I have been thinking, ever since the election of Bill de Blasio, of what it means to experience a progressive thinking mayor. So now I can report, a month into this new way of being: it feels great
After all, it has been 20 years since New York City has had that experience. In those 20 years, in the aftermath of 9/11, I moved to rural Virginia–to write a book, and to help a friend with her farming and restaurant enterprises. Even though I have been back for several years, I haven’t felt much like a New Yorker–and never changed my voter registration. I did rail about things like “Stop and Frisk” that I felt put my Black son on a collision course with the NYPD–a crash he was unlikely to survive.
So it was a moment of relief and real comfort–is unbridled hope too strong an emotion?–to hear our new mayor agree to settle the Stop and Frisk lawsuits…to abandon the appeal that the Bloomberg administration was adamant about…to say to the judge who had found the procedures unconstitutional racial profiling, ” Yes, you are right and we will do the right thing.”
Bill de Blasio’s surprising saunter into City Hall was based on this promise; the pledge to amend the story of NYC as a two-tiered city of rich and poor; and to provide education for our pre-school children by “taxing the rich.” . The specific proposal was ” raising $340 million to pay for 48,000 new pre-kindergarten slots and $190 million for after-school programs by raising taxes on residents making more than $500,000, from 3.88% to 4.41%, for five years.” (NYT) We’ll see how this plays out with Governor Cuomo’s preK plan that will spare ” the rich.”

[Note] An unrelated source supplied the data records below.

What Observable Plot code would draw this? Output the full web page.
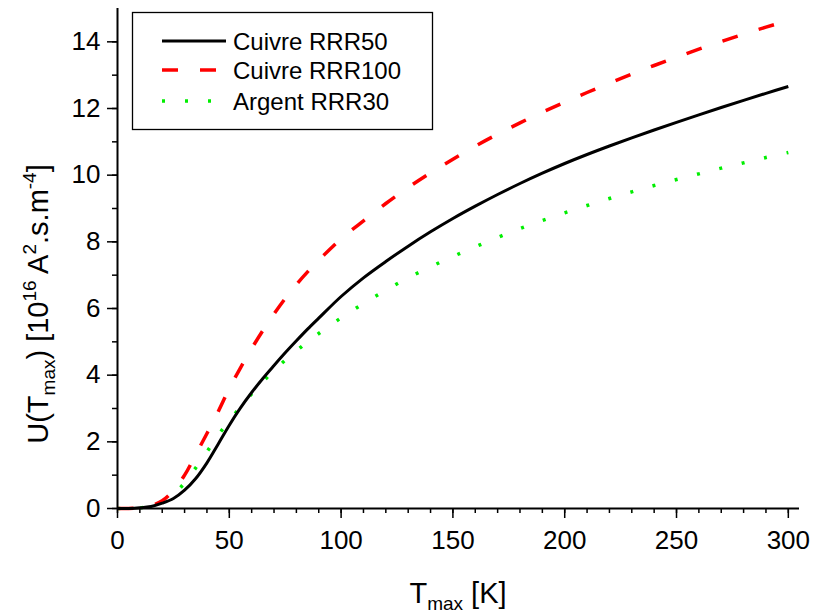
<!DOCTYPE html>
<html>
<head>
<meta charset="utf-8">
<script src="https://cdn.jsdelivr.net/npm/d3@7"></script>
<script src="https://cdn.jsdelivr.net/npm/@observablehq/plot@0.6"></script>
<style>
  body { margin: 0; background: #fff; }
  #chart svg { display: block; }
</style>
</head>
<body>
<div id="chart"></div>
<script>
// ---- data ----
const temperature = [0,5,10,15,20,25,30,35,40,45,50,55,60,65,70,75,80,85,90,100,110,120,130,140,150,160,170,180,190,200,210,220,230,240,250,260,270,280,290,300];
const cuivreRRR50 = [0,0,0.02,0.06,0.16,0.3,0.55,0.9,1.37,1.93,2.5,3.02,3.48,3.9,4.29,4.67,5.03,5.38,5.71,6.36,6.92,7.41,7.87,8.3,8.7,9.07,9.42,9.75,10.06,10.35,10.62,10.875,11.12,11.355,11.585,11.81,12.03,12.245,12.455,12.66];
const cuivreRRR100 = [0,0,0.02,0.08,0.23,0.54,1.0,1.62,2.25,2.9,3.6,4.22,4.8,5.34,5.84,6.3,6.72,7.1,7.45,8.09,8.63,9.15,9.63,10.07,10.48,10.87,11.23,11.57,11.89,12.19,12.48,12.76,13.03,13.29,13.54,13.78,14.01,14.23,14.44,14.64];
const argentRRR30 = [0,0,0.02,0.08,0.2,0.42,0.77,1.22,1.7,2.2,2.63,3.05,3.44,3.8,4.14,4.45,4.73,5.0,5.25,5.72,6.15,6.55,6.92,7.25,7.56,7.85,8.13,8.4,8.64,8.87,9.09,9.3,9.5,9.69,9.87,10.04,10.21,10.37,10.53,10.68];
const seriesNames = ["Cuivre RRR50", "Cuivre RRR100", "Argent RRR30"];
const xTickValues = [0, 50, 100, 150, 200, 250, 300];
const yTickValues = [0, 2, 4, 6, 8, 10, 12, 14];

// ---- build table ----
const seriesValues = [cuivreRRR50, cuivreRRR100, argentRRR30];
const rows = [];
seriesNames.forEach((name, i) => {
  temperature.forEach((t, j) => rows.push({series: name, T: t, U: seriesValues[i][j]}));
});
const styleOf = {
  "Cuivre RRR50": {stroke: "#000000", strokeWidth: 3, dash: null},
  "Cuivre RRR100": {stroke: "#ff0000", strokeWidth: 3.5, dash: "16 22"},
  "Argent RRR30": {stroke: "#00ee00", strokeWidth: 3.5, dash: "3 20"}
};
const xMinor = d3.range(0, 301, 10);
const yMinor = d3.range(0, 15, 1);
const font = "'Liberation Sans', Arial, Helvetica, sans-serif";

const lineMarks = seriesNames.slice().reverse().map(name =>
  Plot.line(rows.filter(d => d.series === name), {
    x: "T", y: "U",
    stroke: styleOf[name].stroke,
    strokeWidth: styleOf[name].strokeWidth,
    strokeDasharray: styleOf[name].dash,
    strokeLinecap: "butt",
    strokeLinejoin: "round",
    curve: "catmull-rom"
  })
);

const chart = Plot.plot({
  width: 815,
  height: 615,
  marginLeft: 117,
  marginRight: 16,
  marginTop: 8,
  marginBottom: 107,
  style: {fontFamily: font, fontSize: "26px", color: "#000", background: "#fff", overflow: "visible"},
  x: {domain: [0, 305], label: null},
  y: {domain: [0, 15], label: null},
  marks: [
    ...lineMarks,
    Plot.ruleX(xMinor, {y1: 0, y2: 0, insetBottom: -5, stroke: "#000", strokeWidth: 1.5}),
    Plot.ruleY(yMinor, {x1: 0, x2: 0, insetLeft: -5, stroke: "#000", strokeWidth: 1.5}),
    Plot.axisX(xTickValues, {tickSize: 10, tickPadding: 12, strokeWidth: 1.5, label: null, fontSize: 26, fill: "#000"}),
    Plot.axisY(yTickValues, {tickSize: 10, tickPadding: 7, strokeWidth: 1.5, label: null, fontSize: 26, fill: "#000"}),
    Plot.ruleY([0], {stroke: "#000", strokeWidth: 2}),
    Plot.ruleX([0], {stroke: "#000", strokeWidth: 2})
  ]
});
document.getElementById("chart").appendChild(chart);

// ---- titles & legend ----
const svg = d3.select(chart);

const xt = svg.append("text")
  .attr("x", 458).attr("y", 603)
  .attr("text-anchor", "middle")
  .attr("font-family", font).attr("font-size", 29).attr("fill", "#000");
xt.append("tspan").text("T");
xt.append("tspan").attr("font-size", 19).attr("dy", 7).text("max");
xt.append("tspan").attr("dy", -7).text(" [K]");

const yt = svg.append("text")
  .attr("transform", "translate(48,304) rotate(-90)")
  .attr("text-anchor", "middle")
  .attr("font-family", font).attr("font-size", 29).attr("fill", "#000");
yt.append("tspan").text("U(T");
yt.append("tspan").attr("font-size", 19).attr("dy", 7).text("max");
yt.append("tspan").attr("dy", -7).text(") [10");
yt.append("tspan").attr("font-size", 19).attr("dy", -12).text("16");
yt.append("tspan").attr("dy", 12).text(" A");
yt.append("tspan").attr("font-size", 19).attr("dy", -12).text("2");
yt.append("tspan").attr("dy", 12).text(".s.m");
yt.append("tspan").attr("font-size", 19).attr("dy", -12).text("-4");
yt.append("tspan").attr("dy", 12).text("]");

const legend = svg.append("g");
legend.append("rect")
  .attr("x", 132.5).attr("y", 12.5).attr("width", 300).attr("height", 117)
  .attr("fill", "#fff").attr("stroke", "#000").attr("stroke-width", 1.3);
const rowY = [41, 70, 101];
seriesNames.forEach((name, i) => {
  const s = styleOf[name];
  legend.append("line")
    .attr("x1", 162).attr("x2", 226).attr("y1", rowY[i]).attr("y2", rowY[i])
    .attr("stroke", s.stroke).attr("stroke-width", s.strokeWidth)
    .attr("stroke-dasharray", s.dash);
  legend.append("text")
    .attr("x", 233).attr("y", rowY[i] + 8.5)
    .attr("text-anchor", "start")
    .attr("font-family", font).attr("font-size", 24).attr("fill", "#000")
    .text(name);
});
</script>
</body>
</html>
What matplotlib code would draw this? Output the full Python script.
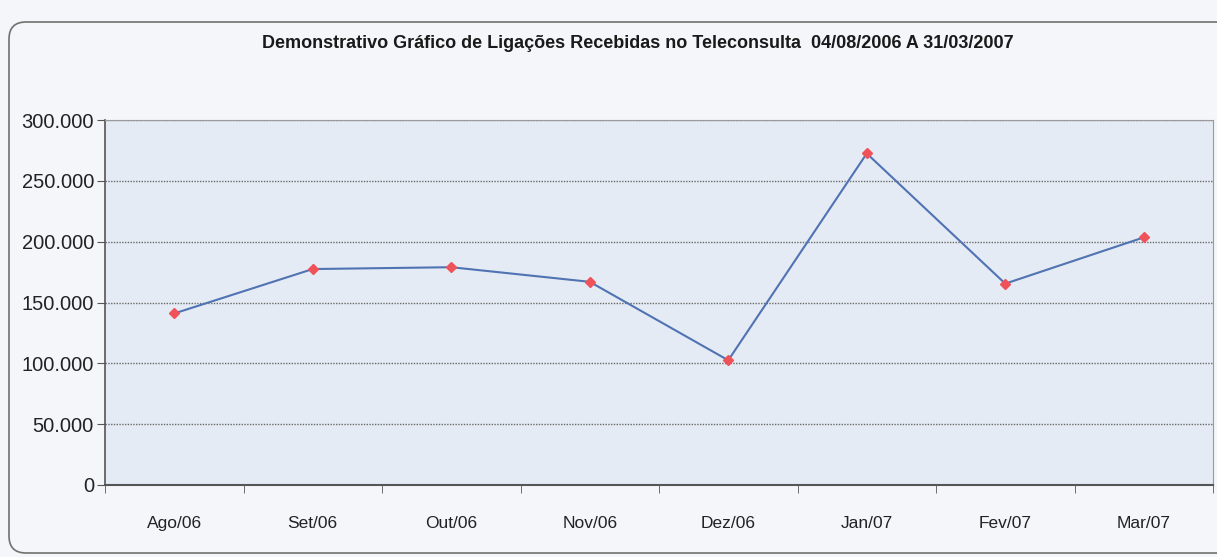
import matplotlib
matplotlib.use("Agg")
import matplotlib.pyplot as plt
from matplotlib.patches import FancyBboxPatch
from matplotlib.ticker import FuncFormatter, MultipleLocator

months = ["Ago/06", "Set/06", "Out/06", "Nov/06", "Dez/06", "Jan/07", "Fev/07", "Mar/07"]
calls = [141000, 177500, 179000, 167000, 102500, 272500, 165500, 203500]
title = "Demonstrativo Gráfico de Ligações Recebidas no Teleconsulta  04/08/2006 A 31/03/2007"

W, H = 1217, 557
fig = plt.figure(figsize=(W / 100, H / 100), dpi=100)
fig.patch.set_facecolor("#f4f6fa")

font = ["Liberation Sans Narrow", "Liberation Sans", "DejaVu Sans"]

# rounded outer border
border = FancyBboxPatch((9 / W, 4 / H), 1.05, (H - 26) / H,
                        boxstyle="round,pad=0,rounding_size=0.014",
                        transform=fig.transFigure, fill=False,
                        edgecolor="#707070", linewidth=1.2,
                        mutation_aspect=W / H)
fig.patches.append(border)

left, right, top, bottom = 105, 1213, 120, 485
ax = fig.add_axes([left / W, 1 - bottom / H, (right - left) / W, (bottom - top) / H])
ax.set_facecolor("#e5ebf4")

x = list(range(len(months)))
ax.plot(x, calls, color="#4f73b3", linewidth=1.5, marker="D", markersize=5.5,
        markerfacecolor="#f0525a", markeredgecolor="#f0525a", zorder=3)

ax.set_xlim(-0.5, len(months) - 0.5)
ax.set_ylim(0, 300000)
ax.yaxis.set_major_locator(MultipleLocator(50000))
ax.yaxis.set_major_formatter(FuncFormatter(lambda v, p: f"{int(v):,}".replace(",", ".")))
ax.grid(axis="y", color="#6a6a6a", linestyle=(0, (1, 1)), linewidth=1.0)
ax.set_axisbelow(True)

ax.set_xticks(x)
ax.set_xticklabels(months, fontfamily=font, fontsize=12.5, color="#222222")
ax.set_xticks([i + 0.5 for i in range(-1, len(months))], minor=True)
ax.tick_params(axis="x", which="major", length=0, pad=22)
ax.tick_params(axis="x", which="minor", length=6, color="#555555", direction="out")
ax.tick_params(axis="y", length=6, color="#555555", labelsize=14.5, labelcolor="#222222", pad=2)
for lbl in ax.get_yticklabels():
    lbl.set_fontfamily(font)

for s in ["top", "right"]:
    ax.spines[s].set_color("#9a9a9a")
    ax.spines[s].set_linewidth(0.8)
ax.spines["left"].set_color("#555555")
ax.spines["bottom"].set_color("#555555")
ax.spines["left"].set_linewidth(1.2)
ax.spines["bottom"].set_linewidth(1.5)

fig.text(0.524, 1 - 43 / H, title, ha="center", va="center",
         fontfamily=font, fontsize=13, fontweight="bold", color="#1a1a1a")

fig.savefig("out.png", dpi=100, facecolor=fig.get_facecolor())
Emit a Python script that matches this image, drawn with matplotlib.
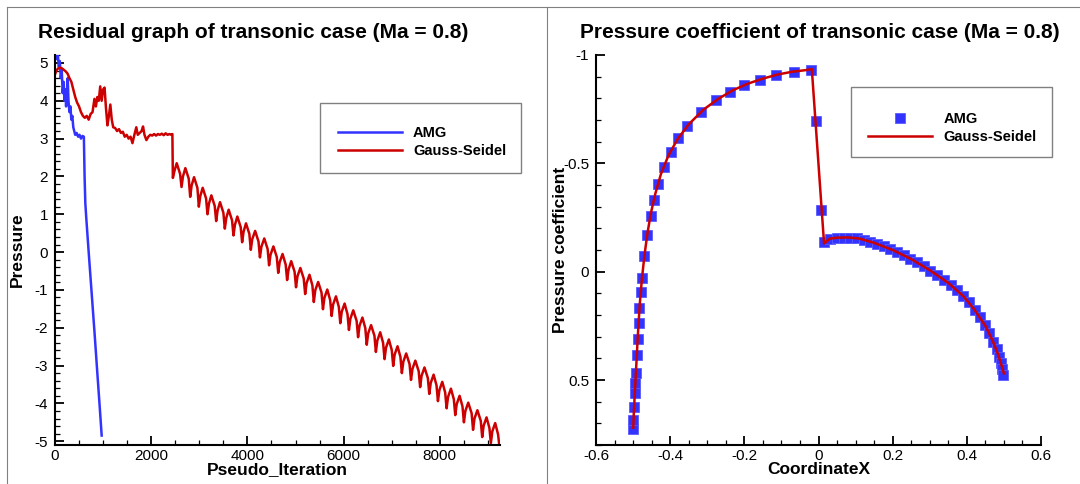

Our new mayor had his hands full with not one, but two major dumps of snow in his first month in office. My daughter, who lives on the Upper East Side of Manhattan and I had always laughed that no matter what kind of weather the rest of NYC was getting, the UES would be fine because that’s where Mayor Bloomberg–and the rest of the 1% lived. And it was.
We also laughed during this year’s second storm when the Upper East Side was a mess– and some wondered if the 1% were already being punished.
While the new mayor apologized and said some mistakes were made, one couldn’t help thinking that things have sure changed around here.